By my third lap around the 1-minute-per-lap Mores circuit, I was ready
to start pushing it a bit. Full speed down the start/finish straight into a
sharp left hander. Left foot out, feed the throttle more aggressively and I
felt that great sensation of leaning a supermoto-style bike. Sitting
almost straight upright leaning a bike onto its very limit is just great! I
was starting to trust the front Pirelli Diablo Corsa III tyre more, and it
had no problems in the left hander.

Full throttle up to a left/right chicane and over the hill into a blind double
right hair bend corner. Halfway in the front wheel started sliding
sideways pushing me wide. Bloody hell, that right hand side of the front
is neither warm enough nor scrubbed in properly yet, I thought. So it put
me off for a lap, but now the tyres really were warm enough. After the
double right and a short straight I could chuck the Hyper down on its left
ear and open the throttle early. It surprised me that the rear wheel never
spun properly up with the early throttle from full lean.

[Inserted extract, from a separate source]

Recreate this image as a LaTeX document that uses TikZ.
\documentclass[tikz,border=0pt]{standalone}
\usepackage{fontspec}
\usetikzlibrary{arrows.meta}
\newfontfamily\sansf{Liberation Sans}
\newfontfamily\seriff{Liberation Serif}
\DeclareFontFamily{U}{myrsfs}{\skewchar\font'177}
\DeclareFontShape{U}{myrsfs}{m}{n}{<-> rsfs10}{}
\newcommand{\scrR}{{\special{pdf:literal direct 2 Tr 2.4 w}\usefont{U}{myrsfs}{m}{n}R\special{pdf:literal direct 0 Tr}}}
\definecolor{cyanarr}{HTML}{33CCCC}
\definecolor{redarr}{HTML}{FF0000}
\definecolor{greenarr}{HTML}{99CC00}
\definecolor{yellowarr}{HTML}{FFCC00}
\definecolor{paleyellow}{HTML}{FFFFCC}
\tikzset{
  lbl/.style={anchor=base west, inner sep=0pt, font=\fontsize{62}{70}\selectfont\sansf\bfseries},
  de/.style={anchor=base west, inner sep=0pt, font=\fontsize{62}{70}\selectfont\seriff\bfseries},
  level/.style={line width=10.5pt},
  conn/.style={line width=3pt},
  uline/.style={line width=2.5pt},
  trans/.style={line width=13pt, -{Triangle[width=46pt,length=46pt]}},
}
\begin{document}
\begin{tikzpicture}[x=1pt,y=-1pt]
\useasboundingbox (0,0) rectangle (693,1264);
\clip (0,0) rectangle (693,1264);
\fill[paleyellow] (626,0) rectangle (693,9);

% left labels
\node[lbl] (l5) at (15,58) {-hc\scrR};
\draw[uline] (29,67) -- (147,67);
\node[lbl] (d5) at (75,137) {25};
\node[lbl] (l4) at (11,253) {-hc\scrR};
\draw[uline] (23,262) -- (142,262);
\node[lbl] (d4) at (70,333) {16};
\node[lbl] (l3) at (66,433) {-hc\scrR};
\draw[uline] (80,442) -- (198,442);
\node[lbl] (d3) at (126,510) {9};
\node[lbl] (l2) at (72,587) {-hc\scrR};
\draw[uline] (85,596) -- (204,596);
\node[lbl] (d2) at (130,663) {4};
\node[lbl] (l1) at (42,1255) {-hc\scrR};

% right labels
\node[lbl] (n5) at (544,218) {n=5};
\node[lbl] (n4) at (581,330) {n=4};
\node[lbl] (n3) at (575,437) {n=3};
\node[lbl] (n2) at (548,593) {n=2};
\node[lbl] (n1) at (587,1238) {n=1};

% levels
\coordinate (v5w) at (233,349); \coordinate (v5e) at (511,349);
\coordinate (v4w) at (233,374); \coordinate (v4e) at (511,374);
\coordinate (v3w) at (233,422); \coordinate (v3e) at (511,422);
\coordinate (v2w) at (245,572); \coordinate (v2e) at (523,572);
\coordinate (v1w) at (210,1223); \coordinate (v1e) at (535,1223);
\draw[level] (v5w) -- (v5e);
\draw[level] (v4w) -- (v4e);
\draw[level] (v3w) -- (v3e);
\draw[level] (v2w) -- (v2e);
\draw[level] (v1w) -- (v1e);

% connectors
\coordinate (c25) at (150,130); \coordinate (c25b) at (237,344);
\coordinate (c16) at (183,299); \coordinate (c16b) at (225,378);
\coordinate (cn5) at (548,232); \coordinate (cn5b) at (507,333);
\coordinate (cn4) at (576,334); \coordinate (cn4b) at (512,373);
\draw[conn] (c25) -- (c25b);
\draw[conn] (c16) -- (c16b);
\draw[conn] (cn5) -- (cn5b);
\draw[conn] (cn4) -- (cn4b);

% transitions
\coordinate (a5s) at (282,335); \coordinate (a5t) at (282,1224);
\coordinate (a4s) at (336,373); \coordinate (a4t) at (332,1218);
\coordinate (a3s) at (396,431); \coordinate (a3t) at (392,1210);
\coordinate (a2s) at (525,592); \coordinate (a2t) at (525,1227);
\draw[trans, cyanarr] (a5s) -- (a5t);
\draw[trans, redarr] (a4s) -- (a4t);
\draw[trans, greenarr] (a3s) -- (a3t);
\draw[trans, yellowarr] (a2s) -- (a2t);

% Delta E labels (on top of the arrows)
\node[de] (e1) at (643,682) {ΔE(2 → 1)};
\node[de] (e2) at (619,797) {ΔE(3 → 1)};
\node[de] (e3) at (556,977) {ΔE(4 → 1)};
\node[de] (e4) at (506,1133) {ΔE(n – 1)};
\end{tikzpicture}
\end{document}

Ok, I thought, I'm not going to try to be Xaus just yet and make a fool of
myself sliding into the gravel trap trying an assisted power slide. Using
the throttle on full lean along with some clutch and rear brake to spin
out of a corner takes every brain cell available. And I was at the Mores
circuit to ride and test, not race. I could keep up with Ruben for one-and-
a-half corners before he disappeared. He actually lapped me about two
times every 10 minutes. After this left hander, I accelerated on full
throttle down a longer short straight for a fast left hander followed by the
back straight onto a long and very fast left hander that led me back onto
the start/finish straight. I could see about 180km/h (112 mph) briefly on
the speedo before braking hard for the first left hander again.

The suspension and chassis felt great on the Mores circuit. It's by no
mistake as Vittoriano Guareschi tested the final suspension set-up on
the Hypermotard on this very circuit. The Hypermotard can be ridden in
so many different ways around a circuit and still be fast. Supermoto
style carrying a lot of corner speed sliding in, roadracing style with knee
down hanging out or like Ruben Xaus that mixed the supermotard style
with his own spectacular roadracing style (See picture above).

I couldn't help but think that it was boring revving the tits out of the
Hypermotard down the straights. The Hypermotard is all about
cornering, fast cornering. The power band works in similar ways to a
single in terms of where the action is. At 4,750rpm the torque curve
peaks at 103Nm (76 lbs/ft), which is very impressive and then there's a
few thousand rpm's wait for the maximum power output of around
95bhp at 7,750rpm. The 2-valve L-twin goes really flat on top and it's
best to just short shift up into the next gear in the six speed gearbox.
The gearbox felt precise enough both on the road and on track, but
there would be no need for top speed ratios at the Mores circuit.

The dry clutch and throttle have traditionally been quite heavy to
operate. The new dry clutch have one extra plate that has enabled
softer springs and hence a lighter pull. But the throttle is way too heavy
for my taste. My right hand tired much quicker than it should. The foot
controls are not really designed for offroad boots either, even though I
didn't suffer any clumsy mistakes due to my boots. I would have wanted
the gear pedal higher up and further away with my Tech 10's on. In
Ducati's accessories list are grippy foot rests rather than the rubber
covered standard ones.

The fun part of riding the Hypermotard is the most important part. The
1100DS 2-valve, air-cooled L-twin has got a beautiful torque curve. This
enables effortless low speed acceleration and wheelies. The turn-in is
so precise and steering so easy to adjust mid-corner that anything
goes. Hypermotard is forgiving enough for the new rider and fun
enough for the experienced rider. The perfect motorcycle!

My expectations were sky high for the Hypermotard. It's a bike close to
my heart in concept and Ducati did such a great job on the design (just
put a Ducati Hypermotard next to a KTM 950 SM and you'll soon see
where all the dribble goes…) So even though it's not perfect at slow
speed city handling, has got a heavy throttle and road suspension, I
forgive it completely! Hypermotard has got more street credibility than
Ducati's own Monster. Better slow down the Monster line in Bologna to
make way for more Hypers! I love it and yes, I would buy one tomorrow!